Resource Reservation Protocol-Traffic Engineering
Resource Reservation Protocol-Traffic Engineering (RSVP-TE) is a network control protocol that establishes label-switched paths with explicit routes and reserved resources for Traffic Engineering (TE) in Multiprotocol Label Switching (MPLS) and IP networks.
Expanded Explanation
1. Technical Function and Core Characteristics
RSVP-TE extends the Resource Reservation Protocol to support explicit routing and resource reservation for label-switched paths in MPLS and IP networks. It uses soft-state signaling, where periodic refresh messages maintain path and reservation state in routers.
RSVP-TE supports constraint-based routing by allowing path computation that considers bandwidth, administrative constraints, and other TE parameters.
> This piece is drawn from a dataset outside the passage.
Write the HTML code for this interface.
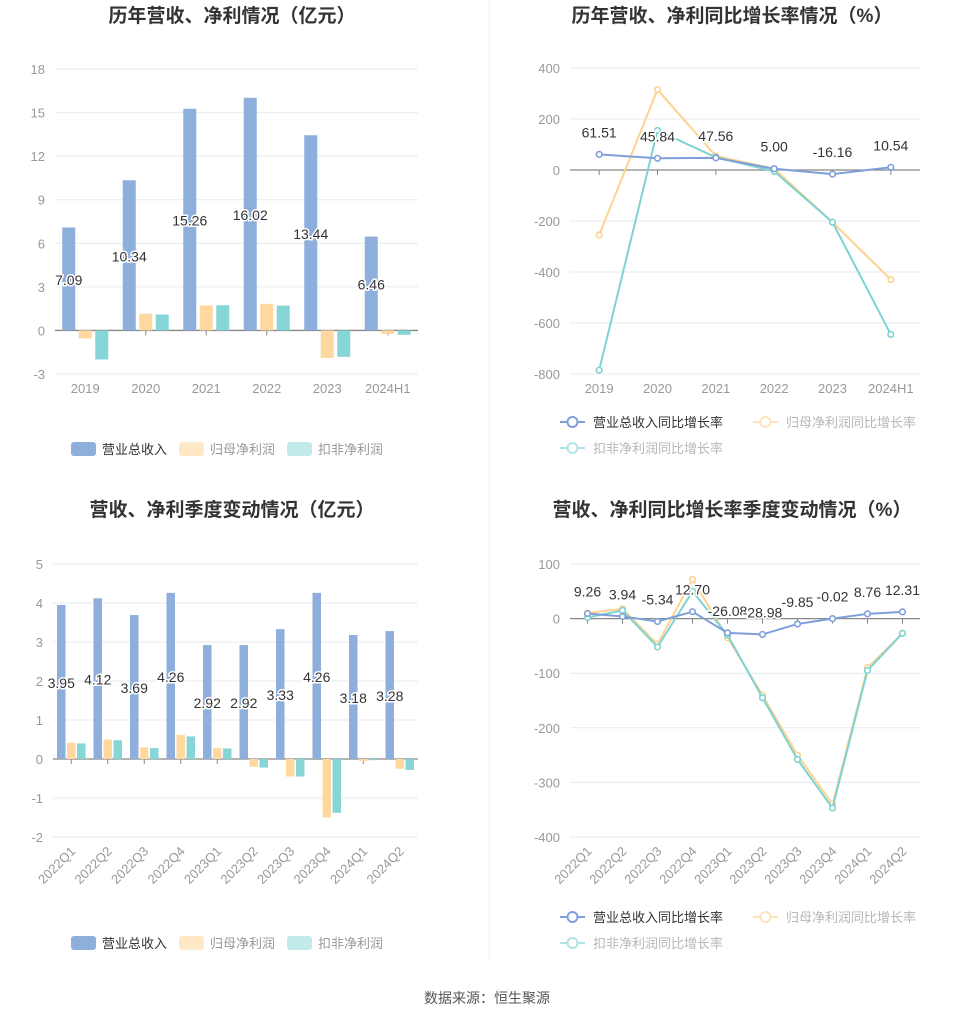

It signals label bindings, reserves resources along the path, and can support fast reroute mechanisms for link or node failure protection.
2. Enterprise Usage and Architectural Context
Enterprises and service providers deploy RSVP-TE in MPLS TE architectures to control how traffic uses network capacity. It enables the creation of engineered tunnels that follow specific paths and meet bandwidth and policy constraints.
Network architects use RSVP-TE together with routing protocols and TE databases to build deterministic paths, support virtual private networks, and manage Quality of Service (QoS) across wide-area networks. It often appears in multi-layer designs that integrate IP, MPLS, and optical transport.
3. Related or Adjacent Technologies
RSVP-TE operates with interior gateway protocols such as Open Shortest Path First (OSPF) or IS-IS that provide TE extensions and link-state information. It works in conjunction with MPLS forwarding, where labels established by RSVP-TE define label-switched paths through the network.
RSVP-TE relates to other control-plane mechanisms such as Segment Routing, Generalized MPLS, and Label Distribution Protocol (LDP), which also establish label or path state in networks. It also aligns with fast reroute techniques and protection schemes defined in MPLS TE frameworks.
4. Business and Operational Significance
Organizations use RSVP-TE to control traffic placement, reduce congestion, and utilize network capacity according to business and service policies. It supports service-level objectives by enabling predictable routing behavior and resource reservation for specific traffic classes.
From an operational perspective, RSVP-TE introduces additional control-plane state and signaling, which network operations teams must monitor and manage. It affects network planning, failure recovery strategies, and the design of multi-tenant and multi-service backbone networks.